• Recorded data:
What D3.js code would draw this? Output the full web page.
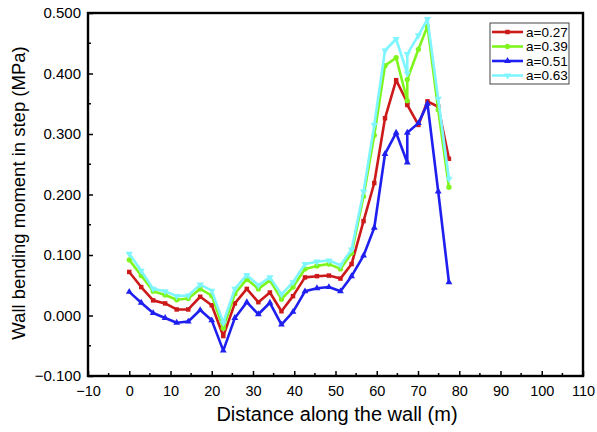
<!DOCTYPE html>
<html>
<head>
<meta charset="utf-8">
<script src="https://cdn.jsdelivr.net/npm/d3@7"></script>
<style>
  body { margin: 0; background: #fff; }
  text { font-family: "Liberation Sans", Arial, sans-serif; }
</style>
</head>
<body>
<div id="chart"></div>
<script>
// data
var distance = [0, 2.9, 5.8, 8.7, 11.5, 14.3, 17.2, 20.0, 22.8, 25.6, 28.5, 31.3, 34.1, 36.9, 39.7,
  42.6, 45.5, 48.4, 51.2, 53.9, 56.8, 59.4, 62.0, 64.7, 67.4, 67.4, 70.1, 72.3, 74.9, 77.5];

var a027 = [0.072, 0.047, 0.025, 0.020, 0.010, 0.010, 0.031, 0.017, -0.034, 0.020, 0.044, 0.022, 0.038, 0.007, 0.032,
  0.063, 0.065, 0.066, 0.061, 0.085, 0.156, 0.219, 0.326, 0.389, 0.352, 0.348, 0.315, 0.354, 0.345, 0.259];
var a039 = [0.092, 0.066, 0.040, 0.034, 0.026, 0.028, 0.044, 0.033, -0.021, 0.036, 0.060, 0.044, 0.058, 0.027, 0.047,
  0.077, 0.082, 0.085, 0.077, 0.103, 0.197, 0.298, 0.413, 0.426, 0.355, 0.390, 0.440, 0.478, 0.340, 0.212];
var a051 = [0.039, 0.021, 0.004, -0.004, -0.012, -0.010, 0.009, -0.008, -0.058, -0.004, 0.022, 0.002, 0.021, -0.015, 0.006,
  0.040, 0.045, 0.047, 0.040, 0.065, 0.099, 0.145, 0.267, 0.302, 0.253, 0.302, 0.318, 0.350, 0.205, 0.055];
var a063 = [0.102, 0.074, 0.044, 0.040, 0.032, 0.033, 0.051, 0.041, -0.012, 0.044, 0.067, 0.050, 0.063, 0.035, 0.055,
  0.085, 0.089, 0.091, 0.083, 0.109, 0.205, 0.315, 0.438, 0.457, 0.400, 0.432, 0.463, 0.490, 0.358, 0.226];

var seriesNames = ["a=0.27", "a=0.39", "a=0.51", "a=0.63"];
var seriesColors = ["#cc1a1a", "#7ff51e", "#1f1ff0", "#7ff5ff"];
var seriesSymbols = [d3.symbolSquare, d3.symbolCircle, d3.symbolTriangle, "down"];
var xTicks = [-10, 0, 10, 20, 30, 40, 50, 60, 70, 80, 90, 100, 110];
var yTicks = [-0.1, 0, 0.1, 0.2, 0.3, 0.4, 0.5];

var allSeries = [a027, a039, a051, a063];

//define SVG size
var svgWidth = 597;
var svgHeight = 432;

var margin = { top: 13, right: 14, bottom: 56, left: 88 };
var width = svgWidth - margin.left - margin.right;
var height = svgHeight - margin.top - margin.bottom;

var svg = d3.select("#chart")
  .append("svg")
  .attr("width", svgWidth)
  .attr("height", svgHeight);

var chartGroup = svg.append("g")
  .attr("transform", `translate(${margin.left}, ${margin.top})`);

var xScale = d3.scaleLinear().domain([-10, 110]).range([0, width]);
var yScale = d3.scaleLinear().domain([-0.1, 0.5]).range([height, 0]);

// minor ticks (inward)
var xMinor = d3.range(-5, 110, 10);
var yMinor = d3.range(-0.05, 0.5, 0.1);

chartGroup.selectAll("line.xminor")
  .data(xMinor).enter().append("line")
  .attr("x1", d => xScale(d)).attr("x2", d => xScale(d))
  .attr("y1", height).attr("y2", height - 3)
  .attr("stroke", "#000").attr("stroke-width", 1.5);

chartGroup.selectAll("line.yminor")
  .data(yMinor).enter().append("line")
  .attr("x1", 0).attr("x2", 3)
  .attr("y1", d => yScale(d)).attr("y2", d => yScale(d))
  .attr("stroke", "#000").attr("stroke-width", 1.5);

// axes with inward major ticks
var bottomAxis = d3.axisBottom(xScale).tickValues(xTicks).tickSizeInner(-5).tickSizeOuter(0)
  .tickFormat(d3.format("d"));
var leftAxis = d3.axisLeft(yScale).tickValues(yTicks).tickSizeInner(-5).tickSizeOuter(0)
  .tickFormat(d3.format(".3f"));

var xAxis = chartGroup.append("g")
  .attr("transform", `translate(0, ${height})`)
  .call(bottomAxis);
xAxis.select(".domain").remove();
xAxis.selectAll("line").attr("stroke-width", 1.5);
xAxis.selectAll("text")
  .attr("y", 10)
  .attr("font-size", 14.5)
  .attr("font-family", "Liberation Sans, Arial, sans-serif")
  .attr("fill", "#000");

var yAxis = chartGroup.append("g").call(leftAxis);
yAxis.select(".domain").remove();
yAxis.selectAll("line").attr("stroke-width", 1.5);
yAxis.selectAll("text")
  .attr("x", -7)
  .attr("font-size", 15)
  .attr("font-family", "Liberation Sans, Arial, sans-serif")
  .attr("fill", "#000");

// frame
chartGroup.append("rect")
  .attr("x", 0).attr("y", 0)
  .attr("width", width).attr("height", height)
  .attr("fill", "none")
  .attr("stroke", "#000")
  .attr("stroke-width", 2.4);

// lines + markers
var line = d3.line()
  .x((d, i) => xScale(distance[i]))
  .y(d => yScale(d));

function markerPath(sym) {
  if (sym === "down") {
    return d3.symbol().type(d3.symbolTriangle).size(22)();
  }
  return d3.symbol().type(sym).size(sym === d3.symbolCircle ? 22 : 20)();
}

allSeries.forEach(function(vals, k) {
  var g = chartGroup.append("g");
  g.append("path")
    .datum(vals)
    .attr("d", line)
    .attr("fill", "none")
    .attr("stroke", seriesColors[k])
    .attr("stroke-width", 2.6)
    .attr("stroke-linejoin", "round");
  g.selectAll("path.mk")
    .data(vals).enter().append("path")
    .attr("d", markerPath(seriesSymbols[k]))
    .attr("transform", (d, i) => `translate(${xScale(distance[i])}, ${yScale(d)})` +
      (seriesSymbols[k] === "down" ? " rotate(180)" : ""))
    .attr("fill", seriesColors[k]);
});

// legend
var legend = svg.append("g").attr("transform", "translate(490, 23)");
legend.append("rect")
  .attr("width", 79).attr("height", 61)
  .attr("fill", "#fff")
  .attr("stroke", "#444")
  .attr("stroke-width", 1);

seriesNames.forEach(function(name, k) {
  var yy = 9 + k * 14.5;
  legend.append("line")
    .attr("x1", 2).attr("x2", 33)
    .attr("y1", yy).attr("y2", yy)
    .attr("stroke", seriesColors[k]).attr("stroke-width", 2.6);
  legend.append("path")
    .attr("d", markerPath(seriesSymbols[k]))
    .attr("transform", `translate(17.5, ${yy})` + (seriesSymbols[k] === "down" ? " rotate(180)" : ""))
    .attr("fill", seriesColors[k]);
  legend.append("text")
    .attr("x", 36).attr("y", yy)
    .attr("dy", "0.35em")
    .attr("font-size", 13.5)
    .attr("fill", "#000")
    .text(name);
});

// axis titles
svg.append("text")
  .attr("x", 337)
  .attr("y", 421)
  .attr("text-anchor", "middle")
  .attr("font-size", 20)
  .attr("fill", "#000")
  .text("Distance along the wall (m)");

svg.append("text")
  .attr("transform", `translate(25, 193) rotate(-90)`)
  .attr("text-anchor", "middle")
  .attr("font-size", 18.5)
  .attr("fill", "#000")
  .text("Wall bending moment in step (MPa)");
</script>
</body>
</html>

• Exercise aim: Omitting all images, print the listing exactly.

• Problem solution:
What D3.js code would draw this? Output the full web page.
<!DOCTYPE html>
<html>
<head>
<meta charset="utf-8">
<script src="https://cdn.jsdelivr.net/npm/d3@7"></script>
<style>
  body { margin: 0; background: #fff; }
  text { font-family: "Liberation Sans", Arial, sans-serif; }
</style>
</head>
<body>
<div id="chart"></div>
<script>
// data
var distance = [0, 2.9, 5.8, 8.7, 11.5, 14.3, 17.2, 20.0, 22.8, 25.6, 28.5, 31.3, 34.1, 36.9, 39.7,
  42.6, 45.5, 48.4, 51.2, 53.9, 56.8, 59.4, 62.0, 64.7, 67.4, 67.4, 70.1, 72.3, 74.9, 77.5];

var a027 = [0.072, 0.047, 0.025, 0.020, 0.010, 0.010, 0.031, 0.017, -0.034, 0.020, 0.044, 0.022, 0.038, 0.007, 0.032,
  0.063, 0.065, 0.066, 0.061, 0.085, 0.156, 0.219, 0.326, 0.389, 0.352, 0.348, 0.315, 0.354, 0.345, 0.259];
var a039 = [0.092, 0.066, 0.040, 0.034, 0.026, 0.028, 0.044, 0.033, -0.021, 0.036, 0.060, 0.044, 0.058, 0.027, 0.047,
  0.077, 0.082, 0.085, 0.077, 0.103, 0.197, 0.298, 0.413, 0.426, 0.355, 0.390, 0.440, 0.478, 0.340, 0.212];
var a051 = [0.039, 0.021, 0.004, -0.004, -0.012, -0.010, 0.009, -0.008, -0.058, -0.004, 0.022, 0.002, 0.021, -0.015, 0.006,
  0.040, 0.045, 0.047, 0.040, 0.065, 0.099, 0.145, 0.267, 0.302, 0.253, 0.302, 0.318, 0.350, 0.205, 0.055];
var a063 = [0.102, 0.074, 0.044, 0.040, 0.032, 0.033, 0.051, 0.041, -0.012, 0.044, 0.067, 0.050, 0.063, 0.035, 0.055,
  0.085, 0.089, 0.091, 0.083, 0.109, 0.205, 0.315, 0.438, 0.457, 0.400, 0.432, 0.463, 0.490, 0.358, 0.226];

var seriesNames = ["a=0.27", "a=0.39", "a=0.51", "a=0.63"];
var seriesColors = ["#cc1a1a", "#7ff51e", "#1f1ff0", "#7ff5ff"];
var seriesSymbols = [d3.symbolSquare, d3.symbolCircle, d3.symbolTriangle, "down"];
var xTicks = [-10, 0, 10, 20, 30, 40, 50, 60, 70, 80, 90, 100, 110];
var yTicks = [-0.1, 0, 0.1, 0.2, 0.3, 0.4, 0.5];

var allSeries = [a027, a039, a051, a063];

//define SVG size
var svgWidth = 597;
var svgHeight = 432;

var margin = { top: 13, right: 14, bottom: 56, left: 88 };
var width = svgWidth - margin.left - margin.right;
var height = svgHeight - margin.top - margin.bottom;

var svg = d3.select("#chart")
  .append("svg")
  .attr("width", svgWidth)
  .attr("height", svgHeight);

var chartGroup = svg.append("g")
  .attr("transform", `translate(${margin.left}, ${margin.top})`);

var xScale = d3.scaleLinear().domain([-10, 110]).range([0, width]);
var yScale = d3.scaleLinear().domain([-0.1, 0.5]).range([height, 0]);

// minor ticks (inward)
var xMinor = d3.range(-5, 110, 10);
var yMinor = d3.range(-0.05, 0.5, 0.1);

chartGroup.selectAll("line.xminor")
  .data(xMinor).enter().append("line")
  .attr("x1", d => xScale(d)).attr("x2", d => xScale(d))
  .attr("y1", height).attr("y2", height - 3)
  .attr("stroke", "#000").attr("stroke-width", 1.5);

chartGroup.selectAll("line.yminor")
  .data(yMinor).enter().append("line")
  .attr("x1", 0).attr("x2", 3)
  .attr("y1", d => yScale(d)).attr("y2", d => yScale(d))
  .attr("stroke", "#000").attr("stroke-width", 1.5);

// axes with inward major ticks
var bottomAxis = d3.axisBottom(xScale).tickValues(xTicks).tickSizeInner(-5).tickSizeOuter(0)
  .tickFormat(d3.format("d"));
var leftAxis = d3.axisLeft(yScale).tickValues(yTicks).tickSizeInner(-5).tickSizeOuter(0)
  .tickFormat(d3.format(".3f"));

var xAxis = chartGroup.append("g")
  .attr("transform", `translate(0, ${height})`)
  .call(bottomAxis);
xAxis.select(".domain").remove();
xAxis.selectAll("line").attr("stroke-width", 1.5);
xAxis.selectAll("text")
  .attr("y", 10)
  .attr("font-size", 14.5)
  .attr("font-family", "Liberation Sans, Arial, sans-serif")
  .attr("fill", "#000");

var yAxis = chartGroup.append("g").call(leftAxis);
yAxis.select(".domain").remove();
yAxis.selectAll("line").attr("stroke-width", 1.5);
yAxis.selectAll("text")
  .attr("x", -7)
  .attr("font-size", 15)
  .attr("font-family", "Liberation Sans, Arial, sans-serif")
  .attr("fill", "#000");

// frame
chartGroup.append("rect")
  .attr("x", 0).attr("y", 0)
  .attr("width", width).attr("height", height)
  .attr("fill", "none")
  .attr("stroke", "#000")
  .attr("stroke-width", 2.4);

// lines + markers
var line = d3.line()
  .x((d, i) => xScale(distance[i]))
  .y(d => yScale(d));

function markerPath(sym) {
  if (sym === "down") {
    return d3.symbol().type(d3.symbolTriangle).size(22)();
  }
  return d3.symbol().type(sym).size(sym === d3.symbolCircle ? 22 : 20)();
}

allSeries.forEach(function(vals, k) {
  var g = chartGroup.append("g");
  g.append("path")
    .datum(vals)
    .attr("d", line)
    .attr("fill", "none")
    .attr("stroke", seriesColors[k])
    .attr("stroke-width", 2.6)
    .attr("stroke-linejoin", "round");
  g.selectAll("path.mk")
    .data(vals).enter().append("path")
    .attr("d", markerPath(seriesSymbols[k]))
    .attr("transform", (d, i) => `translate(${xScale(distance[i])}, ${yScale(d)})` +
      (seriesSymbols[k] === "down" ? " rotate(180)" : ""))
    .attr("fill", seriesColors[k]);
});

// legend
var legend = svg.append("g").attr("transform", "translate(490, 23)");
legend.append("rect")
  .attr("width", 79).attr("height", 61)
  .attr("fill", "#fff")
  .attr("stroke", "#444")
  .attr("stroke-width", 1);

seriesNames.forEach(function(name, k) {
  var yy = 9 + k * 14.5;
  legend.append("line")
    .attr("x1", 2).attr("x2", 33)
    .attr("y1", yy).attr("y2", yy)
    .attr("stroke", seriesColors[k]).attr("stroke-width", 2.6);
  legend.append("path")
    .attr("d", markerPath(seriesSymbols[k]))
    .attr("transform", `translate(17.5, ${yy})` + (seriesSymbols[k] === "down" ? " rotate(180)" : ""))
    .attr("fill", seriesColors[k]);
  legend.append("text")
    .attr("x", 36).attr("y", yy)
    .attr("dy", "0.35em")
    .attr("font-size", 13.5)
    .attr("fill", "#000")
    .text(name);
});

// axis titles
svg.append("text")
  .attr("x", 337)
  .attr("y", 421)
  .attr("text-anchor", "middle")
  .attr("font-size", 20)
  .attr("fill", "#000")
  .text("Distance along the wall (m)");

svg.append("text")
  .attr("transform", `translate(25, 193) rotate(-90)`)
  .attr("text-anchor", "middle")
  .attr("font-size", 18.5)
  .attr("fill", "#000")
  .text("Wall bending moment in step (MPa)");
</script>
</body>
</html>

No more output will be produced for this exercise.